The career of the celebrated Count C., who ended life in a pistol duel with an Englishman, was typical of the time and country. Certain peculiarities of make and manner had made him a kind of butt in society, and society, as it often does, went too far. C. suddenly disappeared, and for three years was supposed to be travelling -- he had travelled only to a back street off the Toledo, where he spent day and night in practising and studying the sword. At last he as suddenly reappeared, and was greeted with a shout and a cry of "Ecco il nostro bello C.!" The farceur who uttered the words received a shiaffo, and the result was a duel, in which he had the worst. This was followed by others, and I need hardly go on with the story to the bitter end. With the small sword Count C. was simply invincible.
 
 

VIII.





Of late years the Italians have modified their system by the so-called Giuoco misto. The inventor was a fine old sworder, Alberto Marchionni, who died about 1870. At the age of fifteen he began service with the French Empire, whose "legions had married Victory"; after ten years he retired, and was chosen master of the Reale Scuola di Marina at Genoa, with the brevet of His Sardinian Majesty. He then went to France, where he "found all save his own country," and finally settled at Florence, where he opened a celebrated salle, and worked out the nuova sistema. His Tratatto di Scherma, published in 1847, is said to be an opera originale; but experts declare that it was greatly assisted by a certain ex-lieutenant and professor of arms, Sampieri, of Florence, whose name is quoted in the supplement, not on the title page.

Marchionni, originally a fencer of the French school, began the study of the Italian comparatively late in life, and flattered himself that he had combined the advantages of both. I do not like his system, but I must own that it has merits, especially that of simplicity. [FN33] To sketch even an outline would lead me deep into unseemly technicalities; but I have made extensive notes upon the subject, which, though still in manuscript, are entirely at your service.

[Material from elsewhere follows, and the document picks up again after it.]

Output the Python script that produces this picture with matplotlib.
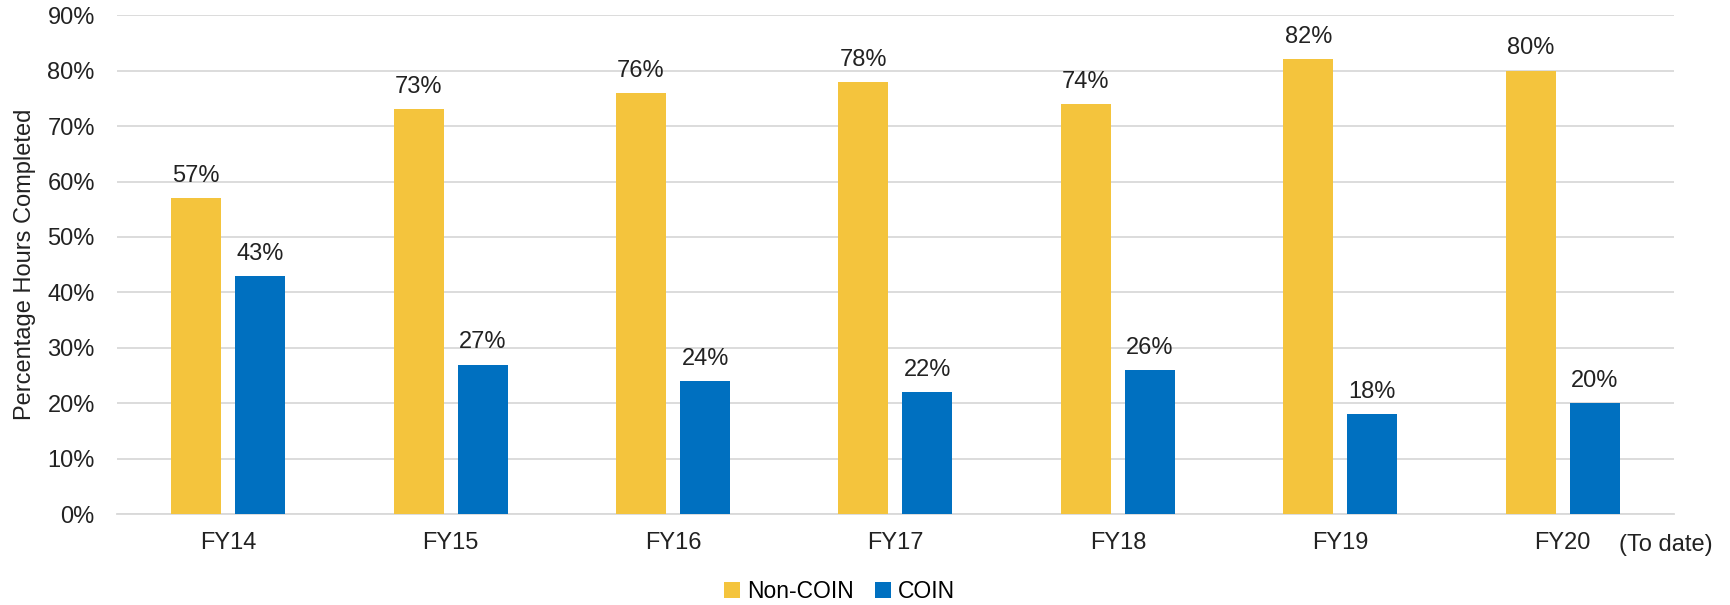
import matplotlib.pyplot as plt
import numpy as np

plt.rcParams['font.family'] = ['Liberation Sans', 'DejaVu Sans']

years = ["FY14", "FY15", "FY16", "FY17", "FY18", "FY19", "FY20"]
non_coin = [57, 73, 76, 78, 74, 82, 80]
coin = [43, 27, 24, 22, 26, 18, 20]

yellow = "#F4C43D"
blue = "#0070C0"

fig = plt.figure(figsize=(17.31, 6.05), dpi=100)
ax = fig.add_axes([0.0676, 0.150, 0.8994, 0.825])

x = np.arange(len(years))
w = 0.225
off = 0.144
b1 = ax.bar(x - off, non_coin, w, color=yellow, label="Non-COIN", zorder=3)
b2 = ax.bar(x + off, coin, w, color=blue, label="COIN", zorder=3)

# labels above bars
for bars, vals in [(b1, non_coin), (b2, coin)]:
    for r, v in zip(bars, vals):
        ax.annotate(f"{v}%", (r.get_x() + r.get_width() / 2, v),
                    xytext=(0, 8), textcoords="offset points",
                    ha="center", va="bottom", fontsize=17, color="#222222")

ax.set_xlim(-0.5, len(years) - 0.5)
ax.set_ylim(0, 90)
ax.set_yticks(range(0, 91, 10))
ax.set_yticklabels([f"{t}%" for t in range(0, 91, 10)])
ax.set_xticks(x)
ax.set_xticklabels(years)
ax.tick_params(axis="both", length=0, labelsize=17, colors="#222222")
ax.tick_params(axis="x", pad=13)
ax.tick_params(axis="y", pad=16)
ax.grid(axis="y", color="#D9D9D9", linewidth=1.3, zorder=0)
for s in ["top", "right", "left"]:
    ax.spines[s].set_visible(False)
ax.spines["bottom"].set_color("#D9D9D9")
ax.spines["bottom"].set_linewidth(1.3)

ax.set_ylabel("Percentage Hours Completed", fontsize=17, color="#222222", labelpad=8)

fig.text(0.9896, 0.099, "(To date)", ha="right", va="center", fontsize=17, color="#222222")

fig.legend(handles=[b1, b2], loc="center", bbox_to_anchor=(0.485, 0.022), ncol=2,
           frameon=False, fontsize=16.5, handlelength=0.7, handleheight=0.7,
           handletextpad=0.3, columnspacing=0.9)

fig.savefig("out.png", dpi=100)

The system has become general in Upper Italy, where, however, "hostile rencontres" are nowadays usually settled with the sabre. As the point is freely used, in addition to the edge, nothing can be more illogical; a curved weapon with a centre of percussion thus takes the place of the stiff, straight sword, not the bent wire of the Frenchman, whose specialty was the thrust. Perhaps broadsword is chosen because it is, generally speaking, less mortal than rapier, but if so, why use the point?
 
 

IX.





Has anyone in this room ever been at Bologna, where the Lambertini, father and son, teach the scuola mista?

"I was there last year," answered Shughtie, "and you seem to forget, or, perhaps, you don't know, that Vittorio, the son, went to Russia in June, 1873."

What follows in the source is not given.